As the Maharashtra election results poured in, Shah had the
last laugh. The BJP had not only won more seats than the Shiv Sena was willing
to offer it, the hitherto junior partner in the Mahayuti had become the single
largest party in the Assembly. “The results have proved who was correct,” Shah
was heard telling reporters afterwards. “The BJP will be forming the government
in Maharashtra.”
After an initial burst of bravado, when he asked the BJP to
make the first move (“I am sitting at my home peacefully, if somebody thinks
our support is needed, they can approach us”), a chastised Uddhav called up
Shah and Modi to break the ice. A Saamana editorial sought to strike a
conciliatory tone by indicating its willingness to let bygones be bygones.

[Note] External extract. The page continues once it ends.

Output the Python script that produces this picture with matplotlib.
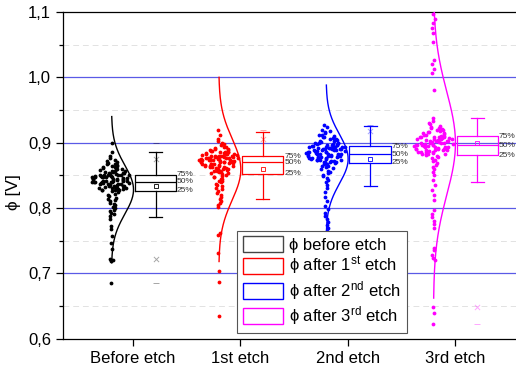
import numpy as np
import matplotlib.pyplot as plt
from matplotlib.patches import Patch
from matplotlib.ticker import FuncFormatter, MultipleLocator

plt.rcParams['font.family'] = ['Liberation Sans', 'DejaVu Sans']
plt.rcParams['mathtext.default'] = 'regular'

# categories / positions
categories = ['Before etch', '1st etch', '2nd etch', '3rd etch']
legend_labels = ['\u03d5 before etch', '\u03d5 after 1$^{st}$ etch',
                 '\u03d5 after 2$^{nd}$ etch', '\u03d5 after 3$^{rd}$ etch']
colors = ['black', 'red', 'blue', 'magenta']

phi_before = [0.685, 0.719, 0.720, 0.721, 0.722, 0.737, 0.746, 0.757, 0.768, 0.773,
              0.783, 0.788, 0.790, 0.792, 0.795, 0.797,
              0.800, 0.802, 0.804, 0.806, 0.808, 0.810, 0.812, 0.814, 0.816, 0.818,
              0.820, 0.822, 0.824, 0.826,
              0.827, 0.827, 0.828, 0.828, 0.829, 0.829, 0.830, 0.830, 0.831, 0.831,
              0.832, 0.832, 0.833, 0.833, 0.834, 0.834, 0.835, 0.835, 0.836, 0.836,
              0.837, 0.837, 0.838, 0.838, 0.838, 0.839, 0.839, 0.839, 0.840, 0.840,
              0.840, 0.841, 0.841, 0.842, 0.842, 0.842, 0.843, 0.843, 0.844, 0.844,
              0.845, 0.845, 0.845, 0.846, 0.846, 0.847, 0.847, 0.847, 0.848, 0.848,
              0.848, 0.849, 0.849, 0.849, 0.850, 0.850, 0.850, 0.851, 0.851, 0.851,
              0.852, 0.852, 0.853, 0.853, 0.854, 0.855, 0.855, 0.856, 0.857, 0.857,
              0.858, 0.859, 0.860, 0.860, 0.861, 0.862, 0.863, 0.864, 0.865, 0.866,
              0.867, 0.868, 0.869, 0.870, 0.872, 0.874, 0.876, 0.880, 0.885, 0.900]
phi_1st = [0.634, 0.687, 0.704, 0.731, 0.758, 0.762, 0.802, 0.805, 0.808, 0.811,
           0.814, 0.817, 0.820, 0.823, 0.826, 0.829, 0.831, 0.833, 0.835, 0.837,
           0.839, 0.841, 0.842, 0.844, 0.845, 0.847, 0.848, 0.849, 0.851, 0.852,
           0.853, 0.854, 0.855, 0.855, 0.856, 0.857, 0.857, 0.858, 0.859, 0.859,
           0.860, 0.861, 0.861, 0.862, 0.863, 0.863, 0.864, 0.864, 0.865, 0.865,
           0.866, 0.866, 0.867, 0.867, 0.868, 0.868, 0.869, 0.869, 0.870, 0.870,
           0.870, 0.871, 0.871, 0.871, 0.872, 0.872, 0.872, 0.873, 0.873, 0.873,
           0.874, 0.874, 0.874, 0.875, 0.875, 0.875, 0.876, 0.876, 0.876, 0.877,
           0.877, 0.877, 0.878, 0.878, 0.878, 0.878, 0.879, 0.879, 0.879, 0.879,
           0.880, 0.880, 0.881, 0.881, 0.882, 0.882, 0.883, 0.883, 0.884, 0.884,
           0.885, 0.885, 0.886, 0.886, 0.887, 0.887, 0.888, 0.889, 0.890, 0.891,
           0.892, 0.893, 0.894, 0.896, 0.898, 0.900, 0.903, 0.906, 0.912, 0.919]
phi_2nd = [0.761, 0.765, 0.770, 0.774, 0.778, 0.783, 0.788, 0.793, 0.798, 0.803,
           0.810, 0.817, 0.824, 0.830, 0.835, 0.839, 0.843, 0.846, 0.849, 0.851,
           0.853, 0.855, 0.857, 0.859, 0.861, 0.862, 0.864, 0.865, 0.867, 0.868,
           0.869, 0.870, 0.870, 0.871, 0.871, 0.872, 0.872, 0.873, 0.873, 0.874,
           0.874, 0.875, 0.875, 0.876, 0.876, 0.877, 0.877, 0.878, 0.878, 0.878,
           0.879, 0.879, 0.880, 0.880, 0.880, 0.881, 0.881, 0.881, 0.882, 0.882,
           0.882, 0.883, 0.883, 0.884, 0.884, 0.885, 0.885, 0.886, 0.886, 0.887,
           0.887, 0.887, 0.888, 0.888, 0.889, 0.889, 0.890, 0.890, 0.890, 0.891,
           0.891, 0.892, 0.892, 0.892, 0.893, 0.893, 0.893, 0.894, 0.894, 0.894,
           0.895, 0.895, 0.896, 0.896, 0.897, 0.897, 0.898, 0.898, 0.899, 0.899,
           0.900, 0.900, 0.901, 0.902, 0.903, 0.904, 0.905, 0.906, 0.907, 0.908,
           0.909, 0.910, 0.911, 0.912, 0.914, 0.916, 0.918, 0.920, 0.924, 0.927]
phi_3rd = [0.622, 0.639, 0.649, 0.720, 0.724, 0.728, 0.735, 0.739, 0.770, 0.775,
           0.780, 0.786, 0.790, 0.797, 0.812, 0.820, 0.828, 0.835, 0.843, 0.850,
           0.855, 0.859, 0.862, 0.866, 0.869, 0.872, 0.874, 0.876, 0.878, 0.880,
           0.881, 0.882, 0.882, 0.883, 0.883, 0.884, 0.885, 0.885, 0.886, 0.886,
           0.887, 0.888, 0.888, 0.889, 0.889, 0.890, 0.890, 0.891, 0.891, 0.892,
           0.892, 0.893, 0.893, 0.894, 0.894, 0.895, 0.895, 0.895, 0.896, 0.896,
           0.896, 0.897, 0.897, 0.898, 0.898, 0.899, 0.899, 0.900, 0.900, 0.901,
           0.901, 0.902, 0.902, 0.903, 0.903, 0.904, 0.904, 0.905, 0.905, 0.906,
           0.906, 0.907, 0.907, 0.908, 0.908, 0.908, 0.909, 0.909, 0.910, 0.910,
           0.911, 0.912, 0.913, 0.914, 0.915, 0.916, 0.917, 0.918, 0.919, 0.920,
           0.921, 0.922, 0.923, 0.924, 0.926, 0.928, 0.930, 0.933, 0.938, 0.980,
           1.006, 1.012, 1.020, 1.026, 1.054, 1.068, 1.075, 1.083, 1.090, 1.097]
groups = [phi_before, phi_1st, phi_2nd, phi_3rd]

# box statistics
q1 = [0.8265, 0.8525, 0.869, 0.881]
med = [0.840, 0.870, 0.882, 0.896]
q3 = [0.851, 0.879, 0.8945, 0.910]
whis_lo = [0.786, 0.813, 0.833, 0.840]
whis_hi = [0.885, 0.917, 0.926, 0.937]
means = [0.833, 0.860, 0.875, 0.899]
p_lo = [0.7215, 0.660, 0.750, 0.648]   # x markers
p_hi = [0.875, 0.906, 0.918, np.nan]
d_min = [0.685, 0.634, 0.740, 0.622]   # - markers
d_max = [0.900, 0.920, 0.927, np.nan]
# normal curves
curve_mu = [0.828, 0.859, 0.875, 0.899]
curve_sd = [0.0373, 0.047, 0.0377, 0.079]

positions = np.arange(1, 5)
fig = plt.figure(figsize=(5.16, 3.75), dpi=100)
ax = fig.add_axes([63 / 516, 1 - 338.6 / 375, 455 / 516, (338.6 - 12) / 375])

ax.set_xlim(0.348, 4.588)
ax.set_ylim(0.6, 1.1)

# grid
for v in [0.7, 0.8, 0.9, 1.0]:
    ax.axhline(v, color='#5a5ae6', lw=0.9, zorder=0)
for v in [0.65, 0.75, 0.85, 0.95, 1.05]:
    ax.axhline(v, color='#e2e2e2', lw=0.7, ls=(0, (6, 4)), zorder=0)

off_pts = -0.2
off_box = 0.21
for i, (vals, c) in enumerate(zip(groups, colors)):
    y = np.array(vals)
    base = positions[i] + off_pts
    # spread points sideways by their local density
    dens = np.exp(-(y[:, None] - y[None, :]) ** 2 / (2 * 0.007 ** 2)).sum(axis=1)
    dens = dens / dens.max()
    k = np.arange(len(y)) + 7 * i
    u = ((k * k * 37 + k * 11) % 127) / 126 * 2 - 1
    ax.scatter(base + u * 0.19 * dens, y, s=7.5, color=c, linewidths=0, zorder=3)

    # normal distribution curve
    yy = np.linspace(curve_mu[i] - 3 * curve_sd[i], curve_mu[i] + 3 * curve_sd[i], 200)
    xx = base + 0.205 * np.exp(-(yy - curve_mu[i]) ** 2 / (2 * curve_sd[i] ** 2))
    ax.plot(xx, yy, color=c, lw=1.0, zorder=4)

    # box
    bx = positions[i] + off_box
    stats = [dict(med=med[i], q1=q1[i], q3=q3[i], whislo=whis_lo[i],
                  whishi=whis_hi[i], mean=means[i], fliers=[])]
    ax.bxp(stats, positions=[bx], widths=0.385, showmeans=True,
           capwidths=[0.12], manage_ticks=False,
           boxprops=dict(color=c, lw=0.9),
           medianprops=dict(color=c, lw=0.9),
           whiskerprops=dict(color=c, lw=0.9),
           capprops=dict(color=c, lw=0.9),
           meanprops=dict(marker='s', markersize=3.5, markerfacecolor='none',
                          markeredgecolor=c, markeredgewidth=0.6))
    ax.scatter([bx, bx], [p_lo[i], p_hi[i]], marker='x', s=14, color=c,
               alpha=0.35, linewidths=0.7, zorder=3)
    ax.scatter([bx, bx], [d_min[i], d_max[i]], marker='_', s=14, color=c,
               alpha=0.35, linewidths=0.7, zorder=3)
    for val, lab in zip([q3[i], med[i], q1[i]], ['75%', '50%', '25%']):
        ax.text(bx + 0.2, val, lab, fontsize=6, va='center', ha='left',
                color='#333333', zorder=5)

# axes styling
ax.set_xticks(positions)
ax.set_xticklabels(categories, fontsize=12)
ax.yaxis.set_major_locator(MultipleLocator(0.1))
ax.yaxis.set_minor_locator(MultipleLocator(0.05))
ax.yaxis.set_major_formatter(FuncFormatter(lambda v, p: f'{v:.1f}'.replace('.', ',')))
ax.tick_params(axis='y', labelsize=12, length=5, width=0.9)
ax.tick_params(axis='y', which='minor', length=3, width=0.9)
ax.tick_params(axis='x', length=5, width=0.9, pad=4)
ax.spines['right'].set_visible(False)
for s in ['left', 'bottom', 'top']:
    ax.spines[s].set_linewidth(0.9)
ax.set_ylabel('\u03d5 [V]', fontsize=12.5)
ax.yaxis.set_label_coords(-0.092, 0.45)

handles = [Patch(facecolor='white', edgecolor=c if c != 'black' else '#444444', lw=1.0)
           for c in colors]
leg = ax.legend(handles, legend_labels, loc='lower left', bbox_to_anchor=(0.382, 0.017),
                borderaxespad=0, fontsize=12, handlelength=2.4, handleheight=1.05,
                handletextpad=0.4, labelspacing=0.12, fancybox=False,
                edgecolor='#555555', framealpha=1, borderpad=0.35)
leg.get_frame().set_linewidth(0.8)
leg.set_zorder(10)

fig.savefig('out.png', dpi=100)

However, the BJP seems to be in no hurry to reciprocate
although the RSS and veteran BJP leader LK Advani made it known that they would
like the BJP and Shiv Sena to come together again. A section of the BJP, which
feels that Uddhav has earned his spurs in this election, sees it as an
ideological necessity to align with the Shiv Sena.

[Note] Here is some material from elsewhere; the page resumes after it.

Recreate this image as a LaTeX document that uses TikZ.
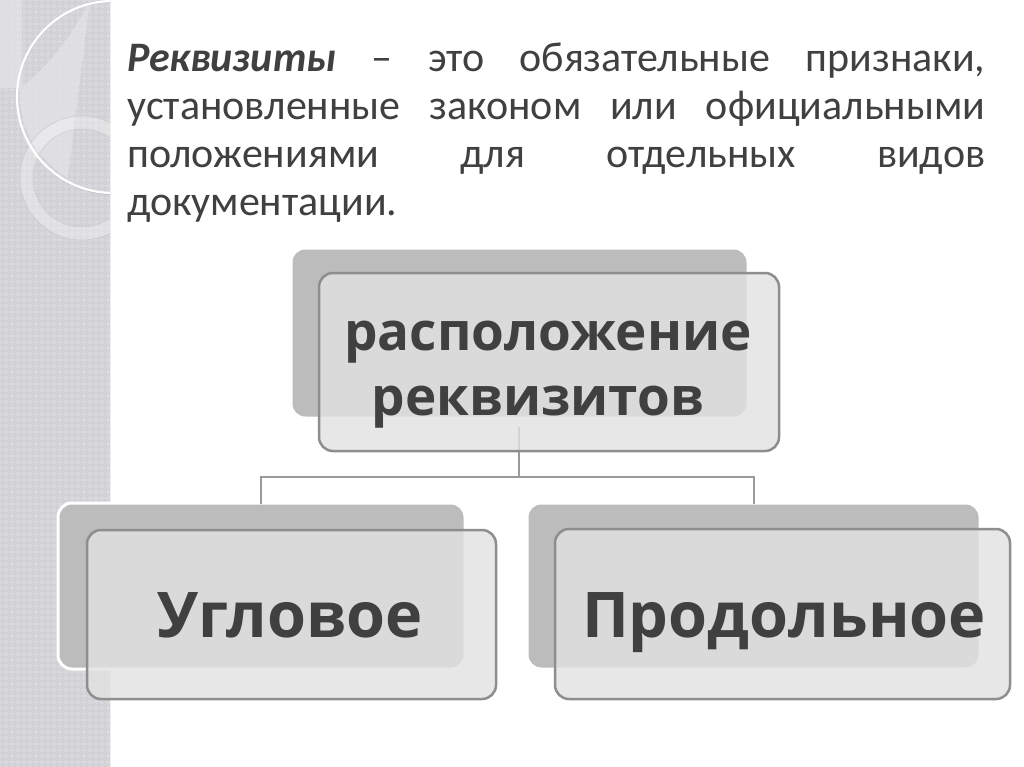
\documentclass[tikz,border=0pt]{standalone}
\usepackage{fontspec}
\setmainfont{Carlito}
\newfontfamily\boxfont{Open Sans}
\definecolor{strip}{HTML}{D8D8DC}
\definecolor{stripdot}{HTML}{CACACE}
\definecolor{striplight}{HTML}{E4E4E7}
\definecolor{txt}{HTML}{404040}
\definecolor{shade}{HTML}{BCBCBC}
\definecolor{front}{HTML}{E2E2E2}
\definecolor{edge}{HTML}{8E8E8E}
\definecolor{conn}{HTML}{9A9A9A}
\tikzset{
  shadowbox/.style={draw=white, line width=3pt, fill=shade, rounded corners=14pt, inner sep=0pt},
  frontbox/.style={draw=edge, line width=2.5pt, fill=front, fill opacity=0.8, rounded corners=14pt, inner sep=0pt},
  boxtext/.style={text=txt, inner sep=0pt, anchor=base, font=\boxfont\bfseries},
  bodyline/.style={text=txt, inner sep=0pt, anchor=base west, font=\fontsize{42}{48}\selectfont},
  connline/.style={draw=conn, line width=2pt},
}
\begin{document}
\begin{tikzpicture}[x=1pt,y=-1pt]
\useasboundingbox (0,0) rectangle (1024,767);
\fill[white] (0,0) rectangle (1024,767);
% left decorative strip
\begin{scope}
\clip (0,0) rectangle (110,767);
\fill[strip] (0,0) rectangle (110,767);
\foreach \i in {0,...,18}{\foreach \j in {0,...,128}{
  \draw[stripdot, line width=0.5pt] (3+\i*6,3+\j*6) circle (1.8);}}
% lighter upper area
\fill[striplight, opacity=0.7] (0,0) rectangle (22,88);
\fill[striplight, opacity=0.7] (90,0) .. controls (70,40) and (45,70) .. (20,88)
   arc[start angle=184, end angle=120, radius=96] -- cycle;
% ring
\fill[even odd rule, fill=white, fill opacity=0.3] (82,178) circle (62) (82,178) circle (49);
\draw[gray!40, line width=0.6pt] (82,178) circle (62) (82,178) circle (49);
% big circle
\draw[gray!50, line width=1pt] (114,98) circle (96.5);
\draw[white, line width=2.2pt] (113,97) circle (96);
\draw[stripdot!80!black, line width=0.6pt] (110.5,0) -- (110.5,767);
\end{scope}
% body text
\node[bodyline] (l1) at (127,72) {\makebox[858pt][s]{\textbf{\textit{Реквизиты}} – это обязательные признаки,}};
\node[bodyline] (l2) at (127,120) {\makebox[858pt][s]{установленные законом или официальными}};
\node[bodyline] (l3) at (127,168) {\makebox[858pt][s]{положениями для отдельных видов}};
\node[bodyline] (l4) at (127,216) {документации.};
% shadow boxes
\node[shadowbox, minimum width=457pt, minimum height=170pt] (topsh) at (519.5,333) {};
\node[shadowbox, minimum width=407pt, minimum height=166pt] (leftsh) at (261.5,586) {};
\node[shadowbox, minimum width=453pt, minimum height=166pt] (rightsh) at (753.5,586) {};
% connectors
\coordinate (c0) at (519,427);
\coordinate (jn) at (519,477);
\coordinate (la) at (261,504);
\coordinate (ra) at (754,504);
\draw[connline] (c0) -- (jn);
\draw[connline] (la) |- (jn) -| (ra);
% front boxes
\node[frontbox, minimum width=460pt, minimum height=178pt] (top) at (549,362) {};
\node[frontbox, minimum width=409pt, minimum height=169pt] (left) at (291.5,614.5) {};
\node[frontbox, minimum width=455pt, minimum height=170pt] (right) at (782.5,614) {};
% box texts
\node[boxtext, font=\boxfont\bfseries\fontsize{53}{64}\selectfont] (t1) at (548,350) {расположение};
\node[boxtext, font=\boxfont\bfseries\fontsize{53}{64}\selectfont] (t2) at (538,415) {реквизитов};
\node[boxtext, font=\boxfont\bfseries\fontsize{63}{72}\selectfont] (t3) at (290,637) {Угловое};
\node[boxtext, font=\boxfont\bfseries\fontsize{63}{72}\selectfont] (t4) at (784,637) {Продольное};
\end{tikzpicture}
\end{document}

Even before Rajnath Singh and JP Nadda were to fly to
Mumbai, the BJP led by Nitin Gadkari had opened informal talks with the Shiv
Sena on the possibility of a rapprochement and what it will entail. For one,
the Shiv Sena favours a united Maharashtra; it is opposed to the carving out of
a separate Vidarbha state. Meatier portfolios in Maharashtra and at the Centre
are another bone of contention. For its part, the BJP will have its way on its
choice for the post of chief minister.
The BJP win in Haryana can be attributed to the BJP strategy
of consolidating the non-Jat vote while at the same time ensuring that the Jat
vote split between the INLD and the Congress. The fact that an overwhelming
majority of the BJP’s MLAs are non-Jats explains the party’s decision to
project Manohar Lal Khattar as its chief minister-designate.
The Haryana results are particularly significant for the
Janata Parivar as the Janata Dal (United), Rashtriya Janata Dal, Samajwadi
Party, Rashtriya Lok Dal and the Janata Dal (Secular) had sought to come
together on a common platform with the INLD to take on the BJP. However, the
BJP did one better than them at social engineering and weaned the BJP and Dalit
votes away from them, as the election results bear out.

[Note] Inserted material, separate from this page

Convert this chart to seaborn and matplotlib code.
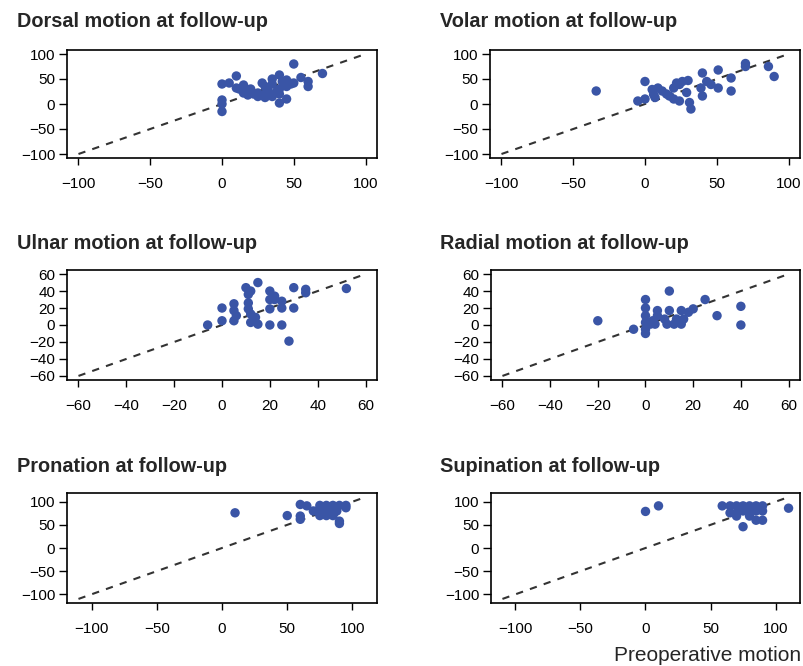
import numpy as np
import pandas as pd
import matplotlib
matplotlib.use("Agg")
import matplotlib.pyplot as plt
import seaborn as sns

# Preoperative (x) vs follow-up (y) range of motion, in degrees
dorsal_pre = [0, 0, 0, 0, 5, 10, 10, 12, 15, 15, 18, 20, 20, 22, 25, 25, 28, 30, 30, 30,
              32, 35, 35, 35, 38, 40, 40, 40, 40, 42, 45, 45, 45, 48, 50, 50, 55, 60, 60, 70]
dorsal_post = [40, 8, 0, -15, 42, 56, 32, 30, 38, 22, 18, 30, 25, 20, 15, 22, 42, 35, 20, 13,
               28, 50, 40, 15, 25, 58, 30, 20, 2, 45, 48, 35, 10, 40, 80, 42, 53, 45, 35, 61]

volar_pre = [-34, 0, -5, 0, 5, 9, 6, 7, 12, 15, 17, 20, 22, 24, 26, 30, 29, 31, 32,
             20, 24, 40, 39, 40, 43, 46, 51, 51, 60, 60, 70, 70, 86, 90]
volar_post = [26, 45, 6, 10, 29, 32, 19, 13, 26, 20, 16, 32, 42, 39, 45, 47, 23, 3, -10,
              10, 6, 62, 32, 16, 45, 39, 68, 32, 52, 26, 81, 75, 75, 55]

ulnar_pre = [-6, 0, 0, 5, 5, 5, 6, 10, 11, 11, 11, 12, 12, 15, 14, 15, 12, 20, 20, 20, 20,
             22, 22, 25, 25, 25, 28, 30, 30, 35, 35, 52]
ulnar_post = [0, 20, 5, 25, 17, 5, 11, 44, 36, 26, 19, 13, 40, 50, 9, 1, 3, 40, 30, 19, 0,
              30, 34, 28, 20, 0, -19, 44, 20, 42, 38, 43]

radial_pre = [-20, -5, 0, 0, 0, 0, 0, 0, 10, 5, 5, 4, 8, 9, 10, 12, 13, 15, 15, 16,
              18, 20, 25, 30, 40, 40, 2, 3]
radial_post = [5, -5, 30, 20, 11, 3, -5, -10, 40, 17, 11, 1, 7, 1, 17, 1, 7, 17, 1, 7,
               15, 19, 30, 11, 22, 0, 1, 5]

pronation_pre = [10, 50, 60, 60, 60, 65, 70, 75, 80, 85, 90, 95, 73, 78, 83, 88,
                 75, 80, 85, 90, 90, 95, 86]
pronation_post = [76, 70, 94, 69, 62, 91, 80, 92, 92, 92, 92, 92, 80, 80, 80, 80,
                  70, 70, 70, 58, 53, 87, 76]

supination_pre = [0, 10, 59, 65, 70, 75, 80, 85, 90, 65, 70, 75, 80, 85, 90,
                  70, 75, 80, 85, 90, 110]
supination_post = [79, 91, 91, 91, 91, 91, 91, 91, 91, 76, 76, 80, 80, 80, 80,
                   69, 46, 69, 60, 60, 86]

titles = ["Dorsal motion at follow-up", "Volar motion at follow-up",
          "Ulnar motion at follow-up", "Radial motion at follow-up",
          "Pronation at follow-up", "Supination at follow-up"]

sns.set_style("white")
plt.rcParams.update({
    "font.family": ["Liberation Sans", "DejaVu Sans"],
    "axes.linewidth": 1.2,
    "xtick.major.size": 5,
    "ytick.major.size": 6,
    "xtick.major.width": 1.0,
    "ytick.major.width": 1.0,
    "xtick.direction": "out",
    "ytick.direction": "out",
    "xtick.bottom": True,
    "ytick.left": True,
})

BLUE = "#3a55a6"
W, H = 804, 666


def _axes_px(fig, x0, y0, x1, y1):
    """Create an axes from a pixel box measured from the top-left corner."""
    return fig.add_axes([x0 / W, 1 - y1 / H, (x1 - x0) / W, (y1 - y0) / H])


def painel(ax, pre, post, limite, ticks):
    """One scatter panel with the identity line, R base-graphics look."""
    df = pd.DataFrame({"pre": pre, "post": post})
    ax.plot([-limite, limite], [-limite, limite], color="#333333",
            linestyle=(0, (3.5, 3.5)), linewidth=1.5, zorder=1)
    sns.scatterplot(data=df, x="pre", y="post", ax=ax, color=BLUE, s=46,
                    edgecolor="none", linewidth=0, zorder=2)
    lim = limite * 1.08
    ax.set_xlim(-lim, lim)
    ax.set_ylim(-lim, lim)
    ax.set_xticks(ticks)
    ax.set_yticks(ticks)
    ax.set_xlabel("")
    ax.set_ylabel("")
    ax.tick_params(axis="x", labelsize=11, pad=9, colors="black")
    ax.tick_params(axis="y", labelsize=11, pad=2.5, colors="black")
    for s in ax.spines.values():
        s.set_visible(True)
        s.set_color("black")


fig = plt.figure(figsize=(W / 100, H / 100), dpi=100)

t100 = [-100, -50, 0, 50, 100]
t60 = [-60, -40, -20, 0, 20, 40, 60]

caixas = [
    (67, 50, 377, 158), (490, 50, 800, 158),
    (67, 270, 377, 380), (491, 270, 800, 380),
    (67, 493, 377, 603), (491, 493, 800, 603),
]
dados = [
    (dorsal_pre, dorsal_post, 100, t100),
    (volar_pre, volar_post, 100, t100),
    (ulnar_pre, ulnar_post, 60, t60),
    (radial_pre, radial_post, 60, t60),
    (pronation_pre, pronation_post, 110, t100),
    (supination_pre, supination_post, 110, t100),
]
titulo_y = [27, 27, 249, 249, 472, 472]
titulo_x = [17, 440, 17, 440, 17, 440]

for caixa, (pre, post, limite, ticks), titulo, tx, ty in zip(caixas, dados, titles, titulo_x, titulo_y):
    ax = _axes_px(fig, *caixa)
    painel(ax, pre, post, limite, ticks)
    fig.text(tx / W, 1 - ty / H, titulo, fontsize=14.3, fontweight="bold",
             ha="left", va="baseline")

fig.text(801 / W, 1 - 661 / H, "Preoperative motion", fontsize=15,
         ha="right", va="baseline")

fig.savefig("out.png", dpi=100)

Going forward, an assertive BJP not only poses a threat to
regional parties in the states where elections are due in the next year or two
but also runs the risk of cannibalising some of its own allies, existing and
potential. (Elections are soon due in Jammu and Kashmir and Jharkhand. Bihar in
2015, West Bengal in 2016 and Uttar Pradesh and Punjab in 2017 would be a few
of the elections to watch out for.) For its part, the BJP wants to position
itself as the default ruling party in key states.
The results of the Maharashtra and Haryana elections have
come as an advance warning for the Congress and some regional parties. From a
BJP standpoint, they seem to herald a unipolar moment in the Indian political
landscape, which its rivals can ignore at their own peril.